THE REQUEST. Copy out the material below in full, but not its images.

DATA PROVIDED.
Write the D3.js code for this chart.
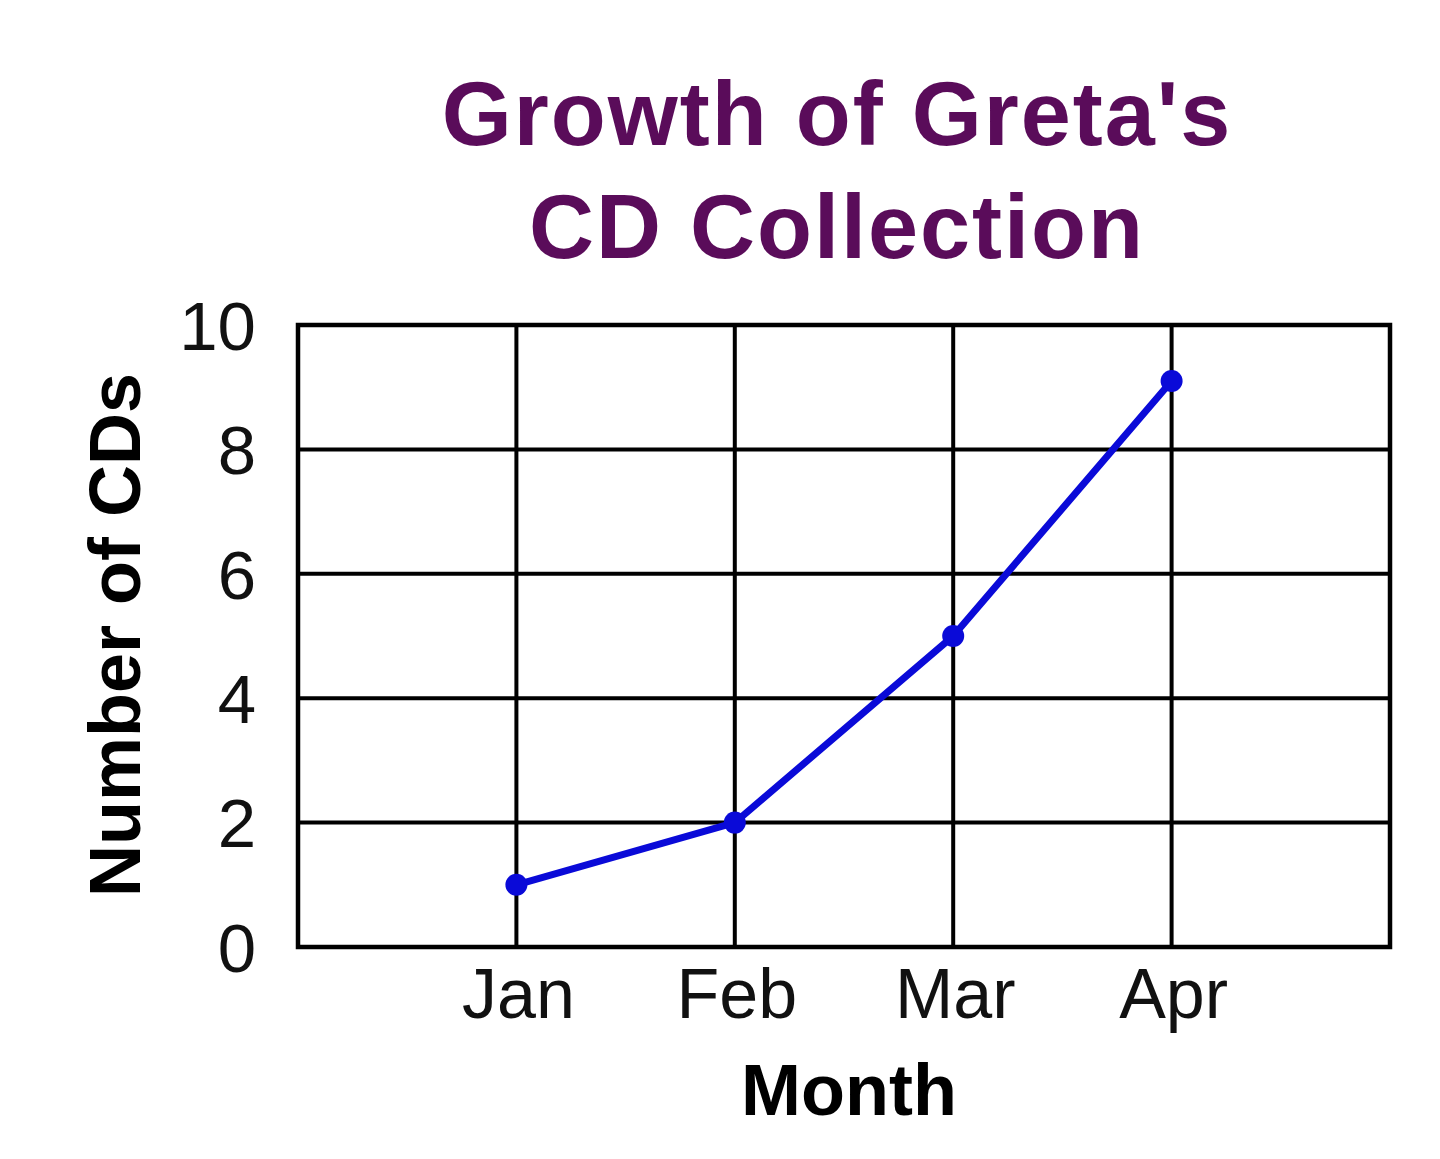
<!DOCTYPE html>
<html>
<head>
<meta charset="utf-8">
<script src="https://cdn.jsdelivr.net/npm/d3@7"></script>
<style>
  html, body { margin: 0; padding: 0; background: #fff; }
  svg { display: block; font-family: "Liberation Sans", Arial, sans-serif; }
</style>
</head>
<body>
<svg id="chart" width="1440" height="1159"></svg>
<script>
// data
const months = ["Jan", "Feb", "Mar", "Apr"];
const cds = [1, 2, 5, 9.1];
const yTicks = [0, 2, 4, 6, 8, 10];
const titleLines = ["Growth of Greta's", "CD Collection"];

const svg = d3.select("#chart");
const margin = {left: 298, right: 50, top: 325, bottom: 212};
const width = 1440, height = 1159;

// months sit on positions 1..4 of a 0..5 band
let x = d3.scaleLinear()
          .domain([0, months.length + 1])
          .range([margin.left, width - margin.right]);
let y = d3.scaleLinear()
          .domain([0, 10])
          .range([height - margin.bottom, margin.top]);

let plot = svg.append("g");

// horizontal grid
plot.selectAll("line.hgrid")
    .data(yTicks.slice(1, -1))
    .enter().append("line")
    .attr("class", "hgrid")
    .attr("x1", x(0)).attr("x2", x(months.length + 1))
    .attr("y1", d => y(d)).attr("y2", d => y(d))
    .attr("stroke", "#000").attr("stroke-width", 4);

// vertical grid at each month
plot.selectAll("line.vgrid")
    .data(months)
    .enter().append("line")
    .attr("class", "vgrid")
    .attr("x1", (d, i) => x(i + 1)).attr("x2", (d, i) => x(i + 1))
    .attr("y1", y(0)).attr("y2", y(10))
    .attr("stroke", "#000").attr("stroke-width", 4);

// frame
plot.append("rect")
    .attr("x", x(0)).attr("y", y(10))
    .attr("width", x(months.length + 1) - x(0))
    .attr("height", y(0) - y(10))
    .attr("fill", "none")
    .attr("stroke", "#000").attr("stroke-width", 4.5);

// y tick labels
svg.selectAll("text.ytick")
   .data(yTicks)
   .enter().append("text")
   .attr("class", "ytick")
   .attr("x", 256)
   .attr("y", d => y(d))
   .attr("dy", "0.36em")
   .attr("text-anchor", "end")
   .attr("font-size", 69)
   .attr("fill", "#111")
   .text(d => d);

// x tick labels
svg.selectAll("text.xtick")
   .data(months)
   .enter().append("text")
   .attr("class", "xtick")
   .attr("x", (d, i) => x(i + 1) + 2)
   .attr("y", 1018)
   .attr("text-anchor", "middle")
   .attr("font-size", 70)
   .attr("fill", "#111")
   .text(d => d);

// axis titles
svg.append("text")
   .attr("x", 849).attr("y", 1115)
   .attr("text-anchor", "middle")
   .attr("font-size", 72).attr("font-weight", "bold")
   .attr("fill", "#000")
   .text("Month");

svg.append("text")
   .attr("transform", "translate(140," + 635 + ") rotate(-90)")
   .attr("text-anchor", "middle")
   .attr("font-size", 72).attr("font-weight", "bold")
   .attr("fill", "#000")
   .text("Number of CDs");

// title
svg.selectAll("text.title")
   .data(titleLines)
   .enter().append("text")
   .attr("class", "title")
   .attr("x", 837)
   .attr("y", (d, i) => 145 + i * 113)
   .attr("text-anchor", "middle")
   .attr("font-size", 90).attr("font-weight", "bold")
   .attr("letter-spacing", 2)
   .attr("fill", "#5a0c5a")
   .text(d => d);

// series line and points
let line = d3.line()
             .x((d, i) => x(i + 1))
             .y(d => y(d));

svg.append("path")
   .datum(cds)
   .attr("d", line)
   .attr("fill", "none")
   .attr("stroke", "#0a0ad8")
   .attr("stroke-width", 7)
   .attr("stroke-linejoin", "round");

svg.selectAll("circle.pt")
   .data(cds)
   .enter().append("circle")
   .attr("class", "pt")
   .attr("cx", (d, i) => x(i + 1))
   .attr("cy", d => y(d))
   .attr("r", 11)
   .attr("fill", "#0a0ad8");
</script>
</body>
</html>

WRITTEN ANSWER.
Write the D3.js code for this chart.
<!DOCTYPE html>
<html>
<head>
<meta charset="utf-8">
<script src="https://cdn.jsdelivr.net/npm/d3@7"></script>
<style>
  html, body { margin: 0; padding: 0; background: #fff; }
  svg { display: block; font-family: "Liberation Sans", Arial, sans-serif; }
</style>
</head>
<body>
<svg id="chart" width="1440" height="1159"></svg>
<script>
// data
const months = ["Jan", "Feb", "Mar", "Apr"];
const cds = [1, 2, 5, 9.1];
const yTicks = [0, 2, 4, 6, 8, 10];
const titleLines = ["Growth of Greta's", "CD Collection"];

const svg = d3.select("#chart");
const margin = {left: 298, right: 50, top: 325, bottom: 212};
const width = 1440, height = 1159;

// months sit on positions 1..4 of a 0..5 band
let x = d3.scaleLinear()
          .domain([0, months.length + 1])
          .range([margin.left, width - margin.right]);
let y = d3.scaleLinear()
          .domain([0, 10])
          .range([height - margin.bottom, margin.top]);

let plot = svg.append("g");

// horizontal grid
plot.selectAll("line.hgrid")
    .data(yTicks.slice(1, -1))
    .enter().append("line")
    .attr("class", "hgrid")
    .attr("x1", x(0)).attr("x2", x(months.length + 1))
    .attr("y1", d => y(d)).attr("y2", d => y(d))
    .attr("stroke", "#000").attr("stroke-width", 4);

// vertical grid at each month
plot.selectAll("line.vgrid")
    .data(months)
    .enter().append("line")
    .attr("class", "vgrid")
    .attr("x1", (d, i) => x(i + 1)).attr("x2", (d, i) => x(i + 1))
    .attr("y1", y(0)).attr("y2", y(10))
    .attr("stroke", "#000").attr("stroke-width", 4);

// frame
plot.append("rect")
    .attr("x", x(0)).attr("y", y(10))
    .attr("width", x(months.length + 1) - x(0))
    .attr("height", y(0) - y(10))
    .attr("fill", "none")
    .attr("stroke", "#000").attr("stroke-width", 4.5);

// y tick labels
svg.selectAll("text.ytick")
   .data(yTicks)
   .enter().append("text")
   .attr("class", "ytick")
   .attr("x", 256)
   .attr("y", d => y(d))
   .attr("dy", "0.36em")
   .attr("text-anchor", "end")
   .attr("font-size", 69)
   .attr("fill", "#111")
   .text(d => d);

// x tick labels
svg.selectAll("text.xtick")
   .data(months)
   .enter().append("text")
   .attr("class", "xtick")
   .attr("x", (d, i) => x(i + 1) + 2)
   .attr("y", 1018)
   .attr("text-anchor", "middle")
   .attr("font-size", 70)
   .attr("fill", "#111")
   .text(d => d);

// axis titles
svg.append("text")
   .attr("x", 849).attr("y", 1115)
   .attr("text-anchor", "middle")
   .attr("font-size", 72).attr("font-weight", "bold")
   .attr("fill", "#000")
   .text("Month");

svg.append("text")
   .attr("transform", "translate(140," + 635 + ") rotate(-90)")
   .attr("text-anchor", "middle")
   .attr("font-size", 72).attr("font-weight", "bold")
   .attr("fill", "#000")
   .text("Number of CDs");

// title
svg.selectAll("text.title")
   .data(titleLines)
   .enter().append("text")
   .attr("class", "title")
   .attr("x", 837)
   .attr("y", (d, i) => 145 + i * 113)
   .attr("text-anchor", "middle")
   .attr("font-size", 90).attr("font-weight", "bold")
   .attr("letter-spacing", 2)
   .attr("fill", "#5a0c5a")
   .text(d => d);

// series line and points
let line = d3.line()
             .x((d, i) => x(i + 1))
             .y(d => y(d));

svg.append("path")
   .datum(cds)
   .attr("d", line)
   .attr("fill", "none")
   .attr("stroke", "#0a0ad8")
   .attr("stroke-width", 7)
   .attr("stroke-linejoin", "round");

svg.selectAll("circle.pt")
   .data(cds)
   .enter().append("circle")
   .attr("class", "pt")
   .attr("cx", (d, i) => x(i + 1))
   .attr("cy", d => y(d))
   .attr("r", 11)
   .attr("fill", "#0a0ad8");
</script>
</body>
</html>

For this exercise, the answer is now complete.